In round 5 of our contributor interview series we spoke with CJ Evans. CJ is the author of The Category of Outcast, selected by Terrance Hayes for the Poetry Society of America’s New York Chapbook Fellowship. His work has appeared or is forthcoming in journals such as Boston Review, Colorado Review, Open City, Pleiades, Virginia Quarterly Review, and Web Conjunctions. He is the managing editor of TWO LINES: World Writing in Translation and contributing editor for Tin House.
What are you reading right now?
I'm slowly working my way through a bunch of great things right now, including:
Anja Utler's "Engulf-Enkindle", translated by Kurt Beals (Burning Deck Press) a dense but playful book. A great one to read aloud.
Adam Fell "I Am Not a Pioneer" (H_NGM_N BKS) a first book, but Fell reads like a very mature poet. Some really amazing lines and turns, and the imagistic and linguistic threads that run through the book are excellent.
Lydia Davis's "Collected Stories", a perfect commute book—every story is small, but so intricate and so well-conceived and -written. I read just a couple on the train every day.
"Senselessness" by Horacio Castellanos Moya, translated by Katherine Silver (New Directions) a very odd little book about politics, sex, genocide and a narrator that might be going crazy. It was recommended to me by a few people I trust, and I think Katherine Silver always picks wonderful books to translate, but I'm not super into it.
What else have you been reading this summer?
Well, the summer is just getting underway here in San Francisco, but prior to this I've been re-reading all of David Foster Wallace. I was invited to write an essay about Foster Wallace's "Brief Interviews with Hideous Men" for the Quarterly Conversation and it got me back on a Foster Wallace kick. I've gone through everything but the Pale King, which is staring at me from my desk. I'm a little hesitant to try it, since reading something of his finished by somebody else strikes me as heretical. Curiosity will probably overtake me soon, though. For the rest of the summer, I'm going to try and catch up with new american poets. I just ordered Harmony Holiday's Negro League Baseball from Fence Books, which I'm excited about. Also on the docket are Matthea Harvey's "Of Lamb" (McSweeney's), and a friend just recommended Dora Malech's "Say So" (Cleveland State University Press).

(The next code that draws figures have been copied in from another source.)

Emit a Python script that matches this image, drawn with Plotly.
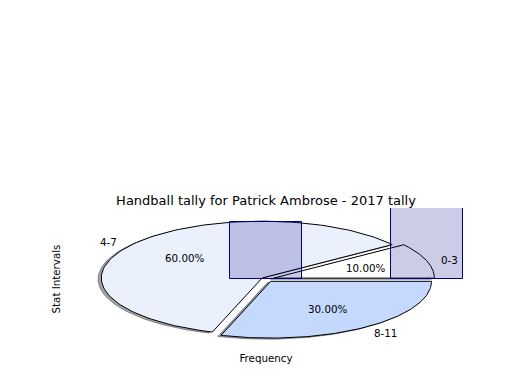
import numpy as np
import plotly.graph_objects as go

# ---- data ----
labels = ['0-3', '4-7', '8-11']
freq = [1, 6, 3]
explode = [0.05, 0.03, 0.05]
wedge_colors = ['#FFFFFF', '#EAF1FD', '#C5D8FD']
bar_x = [0, 1, 2]
title = 'Handball tally for Patrick Ambrose - 2017 tally'
xlabel = 'Frequency'
ylabel = 'Stat Intervals'

FONT = 'DejaVu Sans'
TXT = 10.3

def hex_rgb(h):
    h = h.lstrip('#')
    return [int(h[i:i + 2], 16) for i in (0, 2, 4)]

total = float(sum(freq))
fracs = [f / total for f in freq]

fig = go.Figure()

# geometry of wedges computed from the values
geo = []
start = 0.0
for i, fr in enumerate(fracs):
    t1, t2 = start * 360.0, (start + fr) * 360.0
    mid = np.deg2rad((t1 + t2) / 2)
    cx, cy = explode[i] * np.cos(mid), explode[i] * np.sin(mid)
    th = np.deg2rad(np.linspace(t1, t2, 120))
    xs = np.concatenate([[cx], cx + np.cos(th), [cx]])
    ys = np.concatenate([[cy], cy + np.sin(th), [cy]])
    geo.append((xs, ys, cx, cy, mid))
    start += fr

# shadows first (below the wedges)
for i, (xs, ys, cx, cy, mid) in enumerate(geo):
    r, g, b = [0.3 * c for c in hex_rgb(wedge_colors[i])]
    fig.add_trace(go.Scatter(x=xs - 0.02, y=ys - 0.02, mode='lines', fill='toself',
                             fillcolor=f'rgba({r:.0f},{g:.0f},{b:.0f},0.5)',
                             line=dict(color=f'rgba({r:.0f},{g:.0f},{b:.0f},0.5)', width=1),
                             hoverinfo='skip', showlegend=False, xaxis='x', yaxis='y'))
# wedges
for i, (xs, ys, cx, cy, mid) in enumerate(geo):
    fig.add_trace(go.Scatter(x=xs, y=ys, mode='lines', fill='toself',
                             fillcolor=wedge_colors[i], line=dict(color='black', width=1),
                             name=labels[i], showlegend=False, xaxis='x', yaxis='y'))

# bars on an overlaying axis pair so they sit above the pie
fig.add_trace(go.Bar(x=bar_x, y=freq, width=0.45,
                     marker=dict(color='rgba(0,0,128,0.2)', line=dict(color='navy', width=1)),
                     showlegend=False, xaxis='x2', yaxis='y2'))

annotations = []
for i, (xs, ys, cx, cy, mid) in enumerate(geo):
    lx, ly = cx + 1.1 * np.cos(mid), cy + 1.1 * np.sin(mid)
    left = lx > 0
    annotations.append(dict(x=lx, y=ly, xref='x', yref='y', text=labels[i], showarrow=False,
                            xanchor='left' if left else 'right', yanchor='middle',
                            xshift=-3 if left else 0, yshift=-1,
                            font=dict(family=FONT, size=TXT, color='black')))
    px, py = cx + 0.6 * np.cos(mid), cy + 0.6 * np.sin(mid)
    annotations.append(dict(x=px, y=py, xref='x', yref='y', text=f'{fracs[i] * 100:.2f}%',
                            showarrow=False, xanchor='center', yanchor='middle',
                            font=dict(family=FONT, size=TXT, color='black')))

ax = dict(range=[-1.25, 1.25], showgrid=False, zeroline=False, showticklabels=False,
          ticks='', showline=False, fixedrange=True, automargin=False)

fig.update_layout(
    width=520, height=390,
    margin=dict(l=65, r=53, t=208, b=40),
    paper_bgcolor='white', plot_bgcolor='white',
    font=dict(family=FONT, size=TXT, color='black'),
    title=dict(text=title, x=0.5, xref='paper', xanchor='center',
               y=1 - 200 / 390, yref='container', yanchor='middle',
               font=dict(family=FONT, size=13, color='black')),
    xaxis=dict(**ax, title=dict(text=xlabel, standoff=4, font=dict(family=FONT, size=TXT))),
    yaxis=dict(**ax, title=dict(text=ylabel, standoff=1, font=dict(family=FONT, size=TXT))),
    xaxis2=dict(**ax, overlaying='x', visible=False),
    yaxis2=dict(**ax, overlaying='y', visible=False),
    annotations=annotations,
    bargap=0,
)

fig.write_html('out.html', config={'displayModeBar': False},
               post_script="document.body.style.margin='0';")
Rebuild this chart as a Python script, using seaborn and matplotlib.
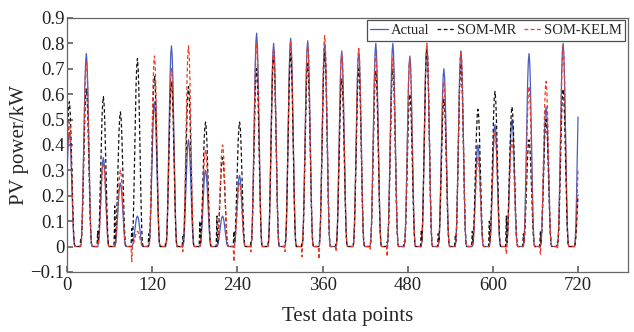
import numpy as np
import pandas as pd
import matplotlib
matplotlib.use("Agg")
import matplotlib.pyplot as plt
import seaborn as sns

# Daily peak values (one per day, day k peaks at point 3+24k)
actual_peaks = [0.45, 0.76, 0.35, 0.25, 0.12, 0.57, 0.79, 0.42, 0.30, 0.12,
                0.28, 0.84, 0.80, 0.82, 0.81, 0.80, 0.77, 0.77, 0.80, 0.80,
                0.75, 0.79, 0.70, 0.77, 0.40, 0.48, 0.50, 0.76, 0.55, 0.80, 0.75]
mr_peaks = [0.57, 0.62, 0.59, 0.53, 0.74, 0.67, 0.65, 0.63, 0.49, 0.35,
            0.49, 0.70, 0.75, 0.76, 0.72, 0.76, 0.66, 0.70, 0.69, 0.70,
            0.60, 0.78, 0.58, 0.72, 0.54, 0.61, 0.55, 0.42, 0.50, 0.62, 0.30]
kelm_peaks = [0.49, 0.73, 0.33, 0.30, 0.06, 0.75, 0.70, 0.79, 0.38, 0.40,
              0.25, 0.80, 0.78, 0.81, 0.80, 0.83, 0.76, 0.78, 0.76, 0.74,
              0.74, 0.80, 0.65, 0.77, 0.35, 0.45, 0.42, 0.63, 0.65, 0.79, 0.45]
# Night-time residuals just before each day's rise
mr_night = [0.00, 0.03, 0.06, 0.16, 0.07, 0.05, 0.02, 0.04, 0.10, 0.12,
            0.06, 0.02, 0.01, 0.01, 0.02, 0.01, 0.01, 0.00, 0.01, 0.02,
            0.02, 0.06, 0.05, 0.04, 0.06, 0.10, 0.12, 0.05, 0.06, 0.02, 0.00]
kelm_night = [0.00, 0.00, 0.00, 0.00, -0.06, 0.00, 0.00, -0.02, 0.00, 0.00,
              -0.06, -0.02, 0.00, -0.02, -0.04, -0.05, -0.02, 0.00, -0.01, -0.04,
              0.00, 0.00, 0.00, 0.00, 0.00, 0.00, -0.03, 0.00, -0.03, -0.01, 0.00]
# Normalised daily shape, offsets -12..11 hours around the peak
day_shape = [0, 0, 0, 0, 0, 0.03, 0.12, 0.28, 0.48, 0.68, 0.85, 0.96,
             1.0, 0.95, 0.83, 0.65, 0.45, 0.25, 0.10, 0.02, 0, 0, 0, 0]

x = np.arange(0, 721)

def build(peaks, night):
    out = np.zeros(len(x))
    for i, xi in enumerate(x):
        k = int(np.floor((xi - 3 + 12) / 24))
        d = xi - (3 + 24 * k)
        v = peaks[k] * day_shape[d + 12]
        if night is not None and d == -8:
            v += night[k]
        out[i] = v
    return out

df = pd.DataFrame({
    "point": np.concatenate([x, x, x]),
    "power": np.concatenate([build(actual_peaks, None),
                             build(mr_peaks, mr_night),
                             build(kelm_peaks, kelm_night)]),
    "series": ["Actual"] * len(x) + ["SOM-MR"] * len(x) + ["SOM-KELM"] * len(x),
})

sns.set_theme(style="white")
plt.rcParams["font.family"] = ["Liberation Serif", "DejaVu Serif"]

fig = plt.figure(figsize=(6.34, 3.32), dpi=100)
ax = fig.add_axes([0.106, 0.181, 0.884, 0.765])

styles = {"Actual": ("#4a5cc0", "-"), "SOM-MR": ("#111111", "--"), "SOM-KELM": ("#ee3b24", "--")}
for name in ["Actual", "SOM-MR", "SOM-KELM"]:
    c, ls = styles[name]
    sns.lineplot(data=df[df.series == name], x="point", y="power", ax=ax,
                 color=c, linewidth=0.9, label=name)
    ax.lines[-1].set_linestyle(ls)
    if ls == "--":
        ax.lines[-1].set_dashes((3, 2))

ax.set_xlim(0, 790)
ax.set_ylim(-0.1, 0.9)
ax.set_xticks([0, 120, 240, 360, 480, 600, 720])
ax.set_yticks(np.round(np.arange(-0.1, 0.91, 0.1), 1))
ax.set_yticklabels(["\u22120.1", "0", "0.1", "0.2", "0.3", "0.4", "0.5", "0.6", "0.7", "0.8", "0.9"])
ax.tick_params(direction="in", length=4, labelsize=13.5, colors="#222222", pad=2,
               left=True, bottom=True, color="#666666")
ax.tick_params(axis="x", pad=4)
ax.set_xlabel("Test data points", fontsize=15, labelpad=9)
ax.set_ylabel("PV power/kW", fontsize=15, labelpad=1)
for s in ax.spines.values():
    s.set_color("#666666")
    s.set_linewidth(0.9)

leg = ax.legend(loc="upper right", ncol=3, fontsize=10.5, frameon=True, fancybox=False,
                handlelength=1.2, handletextpad=0.2, columnspacing=0.5,
                borderpad=0.25, borderaxespad=0.15)
leg.get_frame().set_edgecolor("#222222")
leg.get_frame().set_linewidth(0.9)
for h in leg.get_lines():
    h.set_linewidth(0.9)

fig.savefig("out.png", dpi=100)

A "Classic" you've been meaning to read?
I just had a daughter five months ago, and one of the best things about it is she is a captive listener. So far, the two of us have gone through Whitman, Dickinson, and T. S. Eliot. Eliot was her favorite. Next up is either Wallace Stevens or HD.
I'm also just beginning Ulysses (again), so we'll see how that goes. The classic I want to read is Joao Guimaraes Rosa's Grand Sertao: Veredas, which the Brazilian critics voted as the best book in recent Brazilian history and is sometimes called Brazil's Ulysses. It was only translated in English once, and (I hear) poorly and heavily edited. It's huge and a lot of it is written in Brazilian street slang, so it's a tough one. If anybody is translating it, send me a copy—I want to read it.